Restate the whole of the material. Keep every word, and drop the pictures.

----------

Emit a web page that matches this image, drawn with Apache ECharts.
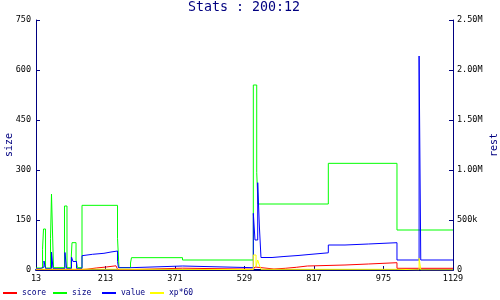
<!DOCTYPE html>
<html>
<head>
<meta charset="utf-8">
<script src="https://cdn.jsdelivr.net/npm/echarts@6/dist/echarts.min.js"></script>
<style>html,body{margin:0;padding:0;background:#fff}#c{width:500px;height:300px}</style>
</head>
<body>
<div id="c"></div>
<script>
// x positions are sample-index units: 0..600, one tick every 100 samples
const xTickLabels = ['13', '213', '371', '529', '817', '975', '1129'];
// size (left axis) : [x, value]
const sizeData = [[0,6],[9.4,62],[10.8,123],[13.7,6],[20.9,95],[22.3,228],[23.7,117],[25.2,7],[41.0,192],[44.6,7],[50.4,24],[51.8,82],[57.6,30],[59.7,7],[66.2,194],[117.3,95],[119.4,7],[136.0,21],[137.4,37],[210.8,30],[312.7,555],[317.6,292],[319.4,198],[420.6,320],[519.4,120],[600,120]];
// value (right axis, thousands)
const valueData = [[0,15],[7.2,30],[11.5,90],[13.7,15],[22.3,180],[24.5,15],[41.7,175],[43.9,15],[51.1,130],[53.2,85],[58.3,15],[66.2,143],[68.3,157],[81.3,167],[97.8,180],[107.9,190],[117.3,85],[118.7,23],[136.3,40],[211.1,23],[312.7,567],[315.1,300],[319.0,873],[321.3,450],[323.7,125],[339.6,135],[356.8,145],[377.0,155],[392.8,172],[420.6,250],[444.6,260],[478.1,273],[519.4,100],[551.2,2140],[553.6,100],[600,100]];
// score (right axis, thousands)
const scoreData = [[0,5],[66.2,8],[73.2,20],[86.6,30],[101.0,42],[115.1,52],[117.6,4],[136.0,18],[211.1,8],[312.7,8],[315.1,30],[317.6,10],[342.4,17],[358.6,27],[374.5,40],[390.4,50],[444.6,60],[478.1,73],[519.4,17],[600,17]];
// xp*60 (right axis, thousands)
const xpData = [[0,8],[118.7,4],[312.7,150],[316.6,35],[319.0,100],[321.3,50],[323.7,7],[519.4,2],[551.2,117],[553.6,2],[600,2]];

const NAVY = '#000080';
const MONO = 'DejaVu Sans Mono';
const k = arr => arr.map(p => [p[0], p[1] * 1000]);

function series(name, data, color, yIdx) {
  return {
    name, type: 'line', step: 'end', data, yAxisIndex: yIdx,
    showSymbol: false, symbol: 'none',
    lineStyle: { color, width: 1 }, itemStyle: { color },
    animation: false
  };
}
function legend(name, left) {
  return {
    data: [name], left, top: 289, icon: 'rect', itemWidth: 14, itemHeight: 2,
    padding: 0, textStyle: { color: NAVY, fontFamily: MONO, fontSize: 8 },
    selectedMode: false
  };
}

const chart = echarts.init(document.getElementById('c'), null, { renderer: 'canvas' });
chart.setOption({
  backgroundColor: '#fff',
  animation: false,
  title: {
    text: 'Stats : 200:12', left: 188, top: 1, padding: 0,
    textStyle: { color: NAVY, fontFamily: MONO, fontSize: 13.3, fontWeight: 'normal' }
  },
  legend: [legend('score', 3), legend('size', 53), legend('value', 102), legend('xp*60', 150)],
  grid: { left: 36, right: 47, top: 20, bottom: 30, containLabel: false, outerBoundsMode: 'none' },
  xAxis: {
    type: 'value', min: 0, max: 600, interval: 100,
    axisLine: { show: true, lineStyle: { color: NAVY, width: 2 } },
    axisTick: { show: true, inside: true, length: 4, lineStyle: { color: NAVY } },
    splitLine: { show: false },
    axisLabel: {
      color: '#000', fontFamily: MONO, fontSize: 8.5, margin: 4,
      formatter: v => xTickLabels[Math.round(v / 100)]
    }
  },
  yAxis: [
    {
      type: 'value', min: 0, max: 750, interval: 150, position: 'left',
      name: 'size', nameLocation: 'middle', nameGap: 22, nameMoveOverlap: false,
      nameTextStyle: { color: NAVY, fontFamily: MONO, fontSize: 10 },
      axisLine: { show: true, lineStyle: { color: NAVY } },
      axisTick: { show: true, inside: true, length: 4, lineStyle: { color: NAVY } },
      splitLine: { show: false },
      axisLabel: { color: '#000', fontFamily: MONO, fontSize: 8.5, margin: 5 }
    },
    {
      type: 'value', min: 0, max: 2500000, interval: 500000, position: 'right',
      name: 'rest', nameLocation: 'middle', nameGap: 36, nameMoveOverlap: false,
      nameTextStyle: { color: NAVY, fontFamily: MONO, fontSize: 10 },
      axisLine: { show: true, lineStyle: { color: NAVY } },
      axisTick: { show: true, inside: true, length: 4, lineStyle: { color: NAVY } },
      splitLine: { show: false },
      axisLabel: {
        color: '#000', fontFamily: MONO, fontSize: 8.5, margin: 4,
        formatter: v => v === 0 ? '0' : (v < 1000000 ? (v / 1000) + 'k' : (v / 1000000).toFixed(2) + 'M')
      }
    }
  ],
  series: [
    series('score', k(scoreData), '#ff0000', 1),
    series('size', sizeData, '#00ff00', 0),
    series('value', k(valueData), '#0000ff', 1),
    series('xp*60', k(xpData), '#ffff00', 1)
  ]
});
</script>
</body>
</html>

----------

__TASK RESPONSE__.
Emit a web page that matches this image, drawn with Apache ECharts.
<!DOCTYPE html>
<html>
<head>
<meta charset="utf-8">
<script src="https://cdn.jsdelivr.net/npm/echarts@6/dist/echarts.min.js"></script>
<style>html,body{margin:0;padding:0;background:#fff}#c{width:500px;height:300px}</style>
</head>
<body>
<div id="c"></div>
<script>
// x positions are sample-index units: 0..600, one tick every 100 samples
const xTickLabels = ['13', '213', '371', '529', '817', '975', '1129'];
// size (left axis) : [x, value]
const sizeData = [[0,6],[9.4,62],[10.8,123],[13.7,6],[20.9,95],[22.3,228],[23.7,117],[25.2,7],[41.0,192],[44.6,7],[50.4,24],[51.8,82],[57.6,30],[59.7,7],[66.2,194],[117.3,95],[119.4,7],[136.0,21],[137.4,37],[210.8,30],[312.7,555],[317.6,292],[319.4,198],[420.6,320],[519.4,120],[600,120]];
// value (right axis, thousands)
const valueData = [[0,15],[7.2,30],[11.5,90],[13.7,15],[22.3,180],[24.5,15],[41.7,175],[43.9,15],[51.1,130],[53.2,85],[58.3,15],[66.2,143],[68.3,157],[81.3,167],[97.8,180],[107.9,190],[117.3,85],[118.7,23],[136.3,40],[211.1,23],[312.7,567],[315.1,300],[319.0,873],[321.3,450],[323.7,125],[339.6,135],[356.8,145],[377.0,155],[392.8,172],[420.6,250],[444.6,260],[478.1,273],[519.4,100],[551.2,2140],[553.6,100],[600,100]];
// score (right axis, thousands)
const scoreData = [[0,5],[66.2,8],[73.2,20],[86.6,30],[101.0,42],[115.1,52],[117.6,4],[136.0,18],[211.1,8],[312.7,8],[315.1,30],[317.6,10],[342.4,17],[358.6,27],[374.5,40],[390.4,50],[444.6,60],[478.1,73],[519.4,17],[600,17]];
// xp*60 (right axis, thousands)
const xpData = [[0,8],[118.7,4],[312.7,150],[316.6,35],[319.0,100],[321.3,50],[323.7,7],[519.4,2],[551.2,117],[553.6,2],[600,2]];

const NAVY = '#000080';
const MONO = 'DejaVu Sans Mono';
const k = arr => arr.map(p => [p[0], p[1] * 1000]);

function series(name, data, color, yIdx) {
  return {
    name, type: 'line', step: 'end', data, yAxisIndex: yIdx,
    showSymbol: false, symbol: 'none',
    lineStyle: { color, width: 1 }, itemStyle: { color },
    animation: false
  };
}
function legend(name, left) {
  return {
    data: [name], left, top: 289, icon: 'rect', itemWidth: 14, itemHeight: 2,
    padding: 0, textStyle: { color: NAVY, fontFamily: MONO, fontSize: 8 },
    selectedMode: false
  };
}

const chart = echarts.init(document.getElementById('c'), null, { renderer: 'canvas' });
chart.setOption({
  backgroundColor: '#fff',
  animation: false,
  title: {
    text: 'Stats : 200:12', left: 188, top: 1, padding: 0,
    textStyle: { color: NAVY, fontFamily: MONO, fontSize: 13.3, fontWeight: 'normal' }
  },
  legend: [legend('score', 3), legend('size', 53), legend('value', 102), legend('xp*60', 150)],
  grid: { left: 36, right: 47, top: 20, bottom: 30, containLabel: false, outerBoundsMode: 'none' },
  xAxis: {
    type: 'value', min: 0, max: 600, interval: 100,
    axisLine: { show: true, lineStyle: { color: NAVY, width: 2 } },
    axisTick: { show: true, inside: true, length: 4, lineStyle: { color: NAVY } },
    splitLine: { show: false },
    axisLabel: {
      color: '#000', fontFamily: MONO, fontSize: 8.5, margin: 4,
      formatter: v => xTickLabels[Math.round(v / 100)]
    }
  },
  yAxis: [
    {
      type: 'value', min: 0, max: 750, interval: 150, position: 'left',
      name: 'size', nameLocation: 'middle', nameGap: 22, nameMoveOverlap: false,
      nameTextStyle: { color: NAVY, fontFamily: MONO, fontSize: 10 },
      axisLine: { show: true, lineStyle: { color: NAVY } },
      axisTick: { show: true, inside: true, length: 4, lineStyle: { color: NAVY } },
      splitLine: { show: false },
      axisLabel: { color: '#000', fontFamily: MONO, fontSize: 8.5, margin: 5 }
    },
    {
      type: 'value', min: 0, max: 2500000, interval: 500000, position: 'right',
      name: 'rest', nameLocation: 'middle', nameGap: 36, nameMoveOverlap: false,
      nameTextStyle: { color: NAVY, fontFamily: MONO, fontSize: 10 },
      axisLine: { show: true, lineStyle: { color: NAVY } },
      axisTick: { show: true, inside: true, length: 4, lineStyle: { color: NAVY } },
      splitLine: { show: false },
      axisLabel: {
        color: '#000', fontFamily: MONO, fontSize: 8.5, margin: 4,
        formatter: v => v === 0 ? '0' : (v < 1000000 ? (v / 1000) + 'k' : (v / 1000000).toFixed(2) + 'M')
      }
    }
  ],
  series: [
    series('score', k(scoreData), '#ff0000', 1),
    series('size', sizeData, '#00ff00', 0),
    series('value', k(valueData), '#0000ff', 1),
    series('xp*60', k(xpData), '#ffff00', 1)
  ]
});
</script>
</body>
</html>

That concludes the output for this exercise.